I drove them up to a pastor’s conference, and they gave me some advice on creating a special service to attract people.  I took their ideas, and started crafting.  When George Hill was preaching at the conference he mentioned the conversation and I mentioned I have started planning it already.  That impressed him – you see people with a great deal of wisdom and experience know what works and what doesn’t.  What grieves their hearts is dispensing wisdom and seeing it ignored, then people walking into hurt and difficulties.  What lifts their heart is seeing lives changed, the kingdom advancing because their wisdom is received.  

Now I am in a position of favour, and now I am receiving more wisdom from them.  But I still have to pursue them.  That’s the key here – you have to chase your mentors.  You have to value their wisdom.  You have to make some life adjustments to ensure you get the time to draw from their wisdom.

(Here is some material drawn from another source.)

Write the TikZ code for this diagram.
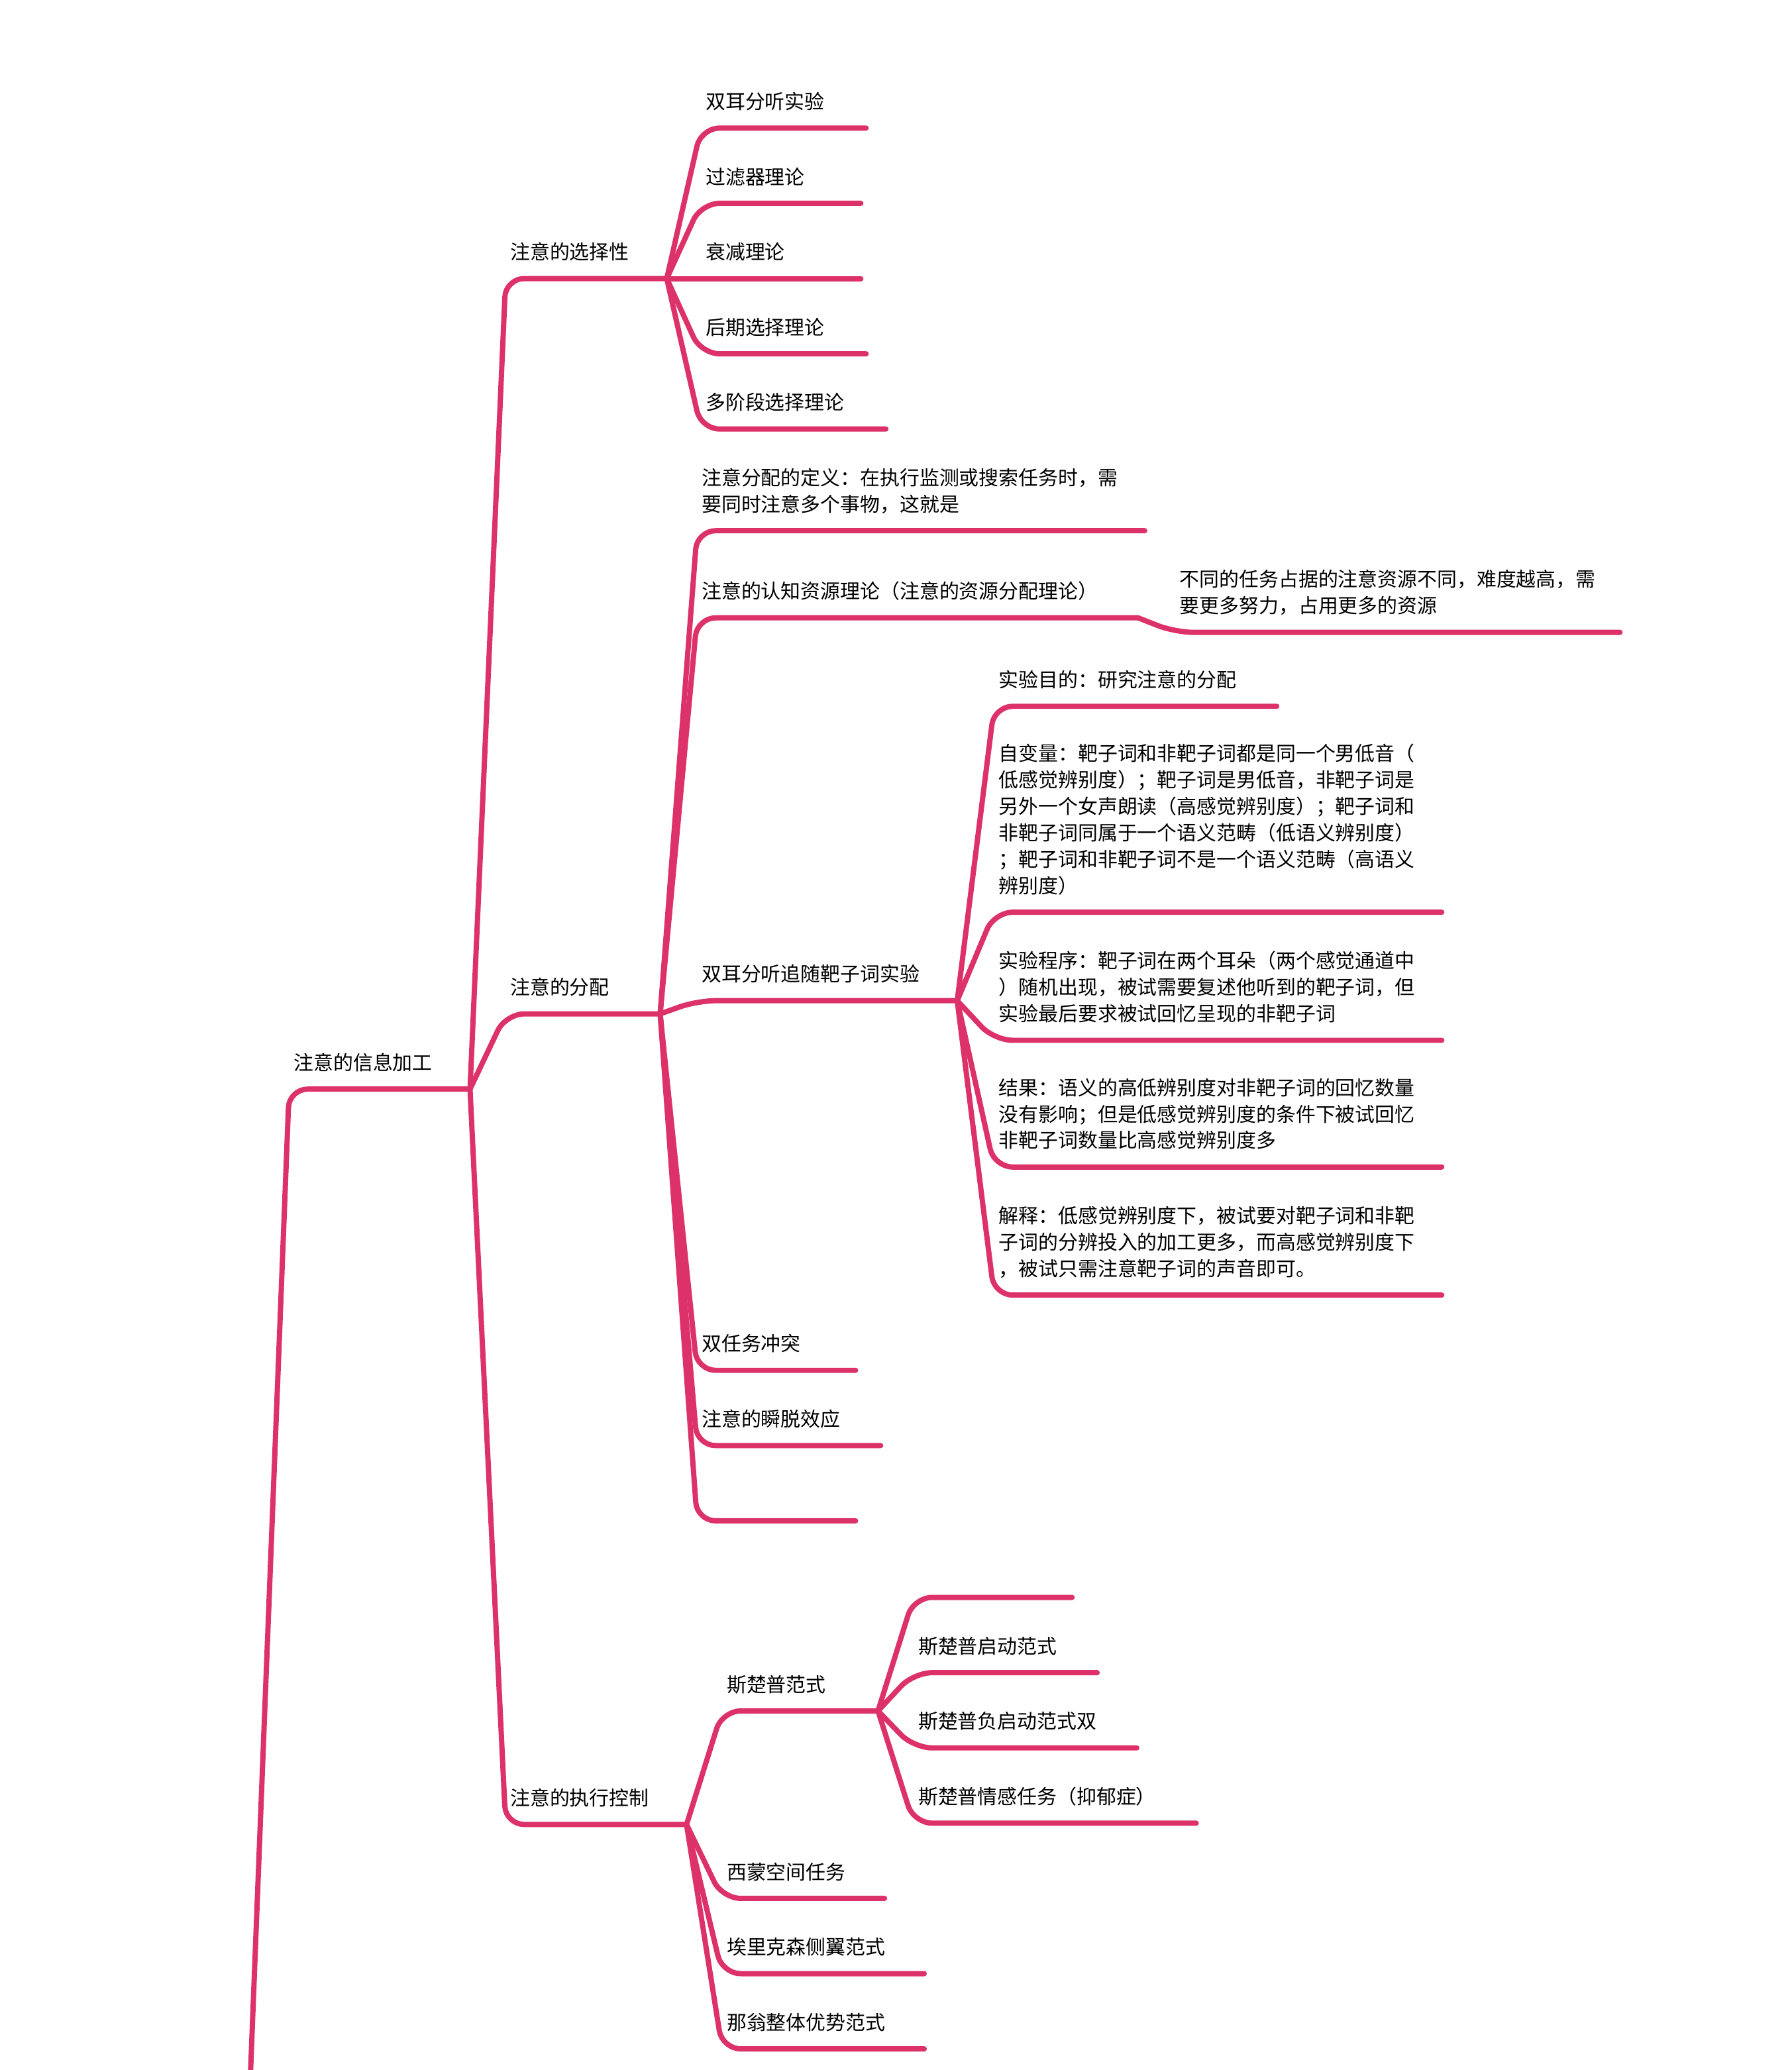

Making initial contact can sometimes be the hardest step.  The thing that keeps more people away from their dreams and success is a failure to take the first step.  So, don’t delay take the first step today.

Write an email to someone who has done what you want to do.  Ask them for some wisdom.  Go to a conference where someone you want to emulate is going to be.  Humble yourself a little and admit there is more to life than what you know and ask the Lord to show you who is going to help you take the next step.